Tough road ahead
BID TO PUT FOCUS ON ARMADALE
LIBERAL candidate Wendy Jeffery believes small business can thrive in Armadale.
With her marketing background, she has helped husband Wayne and other local artists promote themselves in the region.
“My husband has a local decorative wrought iron business and so I got involved in the artistic community; Armadale has many wonderful professional artists but nobody knows about them here,” she said.
Mrs Jeffery helped the City of Armadale set up Spring into Armadale and the Hills Art Trail and believes Armadale has great potential as a tourism hub.
“Armadale has an unemployment problem which governments could help solve by supporting local small businesses,” she said.
“Sixty per cent of sole traders are self employed.
“Think of the opportunity for tackling unemployment and under-employment if every one of those businesses employed 10 people.”
She supports measures including reducing stamp duty and welcomed the government’s move to raise the payroll tax threshold to $900,000.
Although her father was an active member of the Liberal Party, Mrs Jeffery said she had had an on and off again relationship with it.
“I went through a period where I didn’t like the direction it was going in,” she said.
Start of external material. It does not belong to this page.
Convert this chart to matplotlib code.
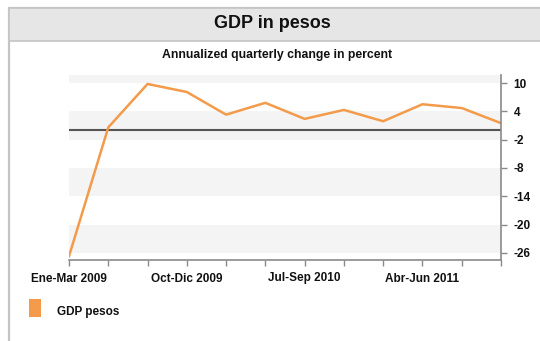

“When Tony Abbott got in and I saw only one woman had been elected to Cabinet I thought ‘well now is the time to stand up and why not?’.”
Her family, including her two young daughters, were shocked when she announced her intention to run.
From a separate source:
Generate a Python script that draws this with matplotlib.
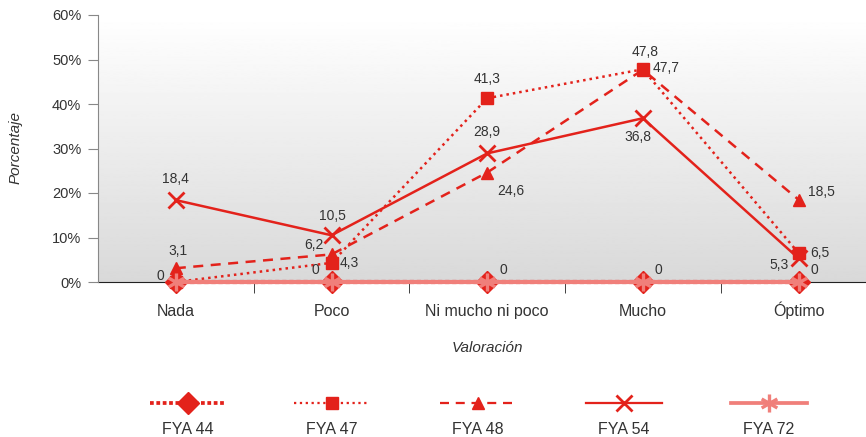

Mrs Jeffery has supported Liberal policies, including the Armadale justice complex and mandatory prison time for methamphetamine dealers, but also a 24/7 police station.
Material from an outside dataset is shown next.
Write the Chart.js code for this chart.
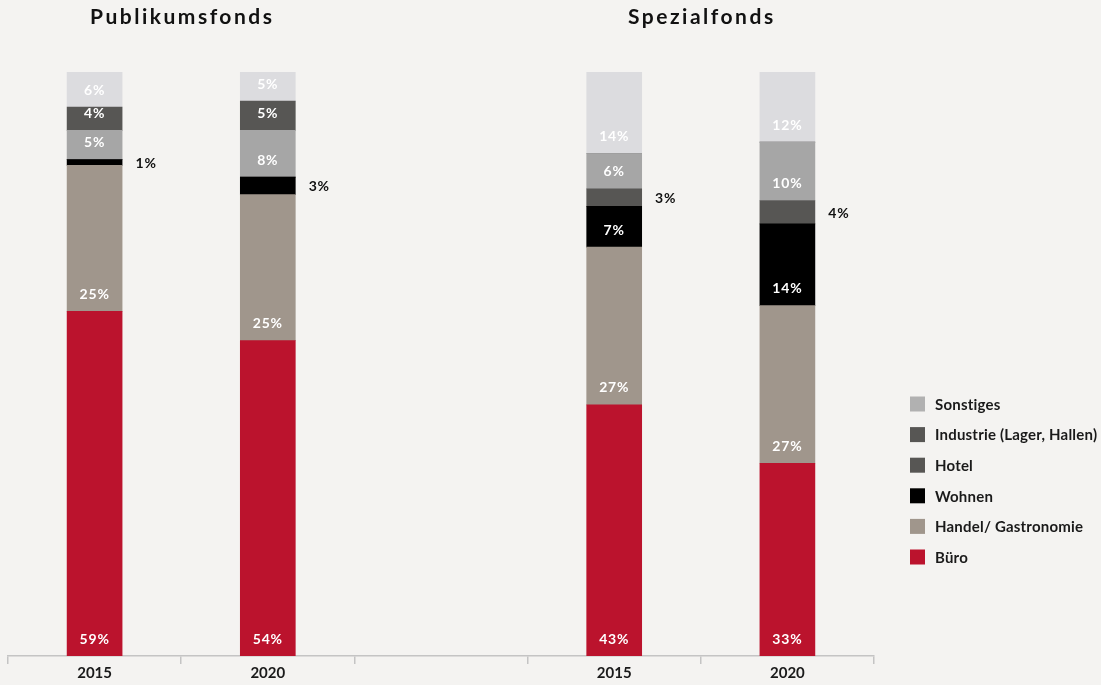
<!DOCTYPE html>
<html>
<head>
<meta charset="utf-8">
<script src="https://cdn.jsdelivr.net/npm/chart.js@4"></script>
<style>
html,body{margin:0;padding:0;background:#f4f3f1;}
#wrap{width:1101px;height:685px;position:relative;}
</style>
</head>
<body>
<div id="wrap"><canvas id="c" width="1101" height="685"></canvas></div>
<script>
// Categories (third slot is an empty spacer between the two groups)
const categories = ["2015", "2020", "", "2015", "2020"];
const groupTitles = ["Publikumsfonds", "Spezialfonds"];

// Series values in percent, stacked bottom to top
const buero      = [59, 54, null, 43, 33];
const handel     = [25, 25, null, 27, 27];
const wohnen     = [1, 3, null, 7, 14];
const hotelLow   = [0, 0, null, 3, 4];   // dark grey segment directly above Wohnen (Spezialfonds)
const industrie  = [5, 8, null, 6, 10];  // medium grey segment
const hotelHigh  = [4, 5, null, 0, 0];   // dark grey segment above medium grey (Publikumsfonds)
const sonstiges  = [6, 5, null, 14, 12];

// Legend entries (top to bottom)
const legendLabels = ["Sonstiges", "Industrie (Lager, Hallen)", "Hotel", "Wohnen", "Handel/ Gastronomie", "Büro"];
const legendColors = ["#b1b1b1", "#575654", "#575654", "#000000", "#a0968c", "#bb132d"];

// Which labels sit to the right of the bar: [datasetIndex, categoryIndex]
const outsideLabels = [[2, 0], [2, 1], [3, 3], [3, 4]];

const FONT = "Lato, 'DejaVu Sans', sans-serif";

const datasets = [
  {label: "Büro", data: buero, backgroundColor: "#bb132d"},
  {label: "Handel/ Gastronomie", data: handel, backgroundColor: "#a0968c"},
  {label: "Wohnen", data: wohnen, backgroundColor: "#000000"},
  {label: "Hotel", data: hotelLow, backgroundColor: "#575654"},
  {label: "Industrie (Lager, Hallen)", data: industrie, backgroundColor: "#a6a6a6"},
  {label: "Hotel", data: hotelHigh, backgroundColor: "#575654"},
  {label: "Sonstiges", data: sonstiges, backgroundColor: "#dcdcdf"}
].map(d => Object.assign(d, {borderWidth: 0, barThickness: 55, stack: "s"}));

const labelPlugin = {
  id: "segLabels",
  afterDatasetsDraw(chart) {
    const ctx = chart.ctx;
    ctx.save();
    ctx.font = "bold 14px " + FONT;
    ctx.textAlign = "center";
    ctx.textBaseline = "middle";
    ctx.letterSpacing = "0.8px";
    chart.data.datasets.forEach((ds, di) => {
      const meta = chart.getDatasetMeta(di);
      meta.data.forEach((el, i) => {
        const v = ds.data[i];
        if (!v) return;
        const outside = outsideLabels.some(p => p[0] === di && p[1] === i);
        const top = el.y, base = el.base;
        if (outside) {
          ctx.fillStyle = "#111";
          ctx.fillText(v + "%", el.x + el.width / 2 + 24, (top + base) / 2 + 1);
        } else {
          ctx.fillStyle = "#ffffff";
          ctx.fillText(v + "%", el.x, base - 17);
        }
      });
    });
    ctx.restore();
  }
};

const titlePlugin = {
  id: "groupTitles",
  afterDraw(chart) {
    const ctx = chart.ctx;
    const xs = chart.scales.x;
    ctx.save();
    ctx.font = "bold 21px " + FONT;
    ctx.fillStyle = "#111";
    ctx.textAlign = "center";
    ctx.textBaseline = "middle";
    ctx.letterSpacing = "2.5px";
    const c1 = (xs.getPixelForValue(0) + xs.getPixelForValue(1)) / 2;
    const c2 = (xs.getPixelForValue(3) + xs.getPixelForValue(4)) / 2;
    ctx.fillText(groupTitles[0], c1 + 1, 17);
    ctx.fillText(groupTitles[1], c2 + 1, 17);
    ctx.restore();
  }
};

const legendPlugin = {
  id: "sideLegend",
  afterDraw(chart) {
    const ctx = chart.ctx;
    ctx.save();
    ctx.font = "bold 15px " + FONT;
    ctx.letterSpacing = "0.2px";
    ctx.textAlign = "left";
    ctx.textBaseline = "middle";
    const x0 = chart.chartArea.right + 36;
    const y0 = 404, step = 30.6;
    legendLabels.forEach((lab, i) => {
      const y = y0 + i * step;
      ctx.fillStyle = legendColors[i];
      ctx.fillRect(x0, y - 7.5, 15, 15);
      ctx.fillStyle = "#1a1a1a";
      ctx.fillText(lab, x0 + 25, y + 1);
    });
    ctx.restore();
  }
};

new Chart(document.getElementById("c"), {
  type: "bar",
  data: {labels: categories, datasets: datasets},
  options: {
    responsive: false,
    animation: false,
    layout: {padding: {left: 8, right: 227, top: 72, bottom: 3}},
    plugins: {legend: {display: false}, tooltip: {enabled: false}, title: {display: false}},
    scales: {
      x: {
        stacked: true,
        grid: {display: true, drawOnChartArea: false, drawTicks: true, tickLength: 8, color: "#c4c4c4", lineWidth: 1.5, offset: true},
        border: {display: true, color: "#c4c4c4", width: 1.5},
        ticks: {color: "#1a1a1a", font: {family: FONT, size: 15, weight: "bold"}, padding: 0, maxRotation: 0}
      },
      y: {stacked: true, display: false, min: 0, max: 100}
    }
  },
  plugins: [labelPlugin, titlePlugin, legendPlugin]
});
</script>
</body>
</html>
She said fixing Denny Avenue was a priority.
Mrs Jeffery acknowledged she had a tough battle ahead against Labor incumbent Dr Tony Buti.
“There’s a big margin and it’s against a third term candidate, I understand that, but even if I can narrow the margin I think it will make both sides pay more attention to what’s happening down here,” she said.
Liberal Party candidate Wendy Jeffery.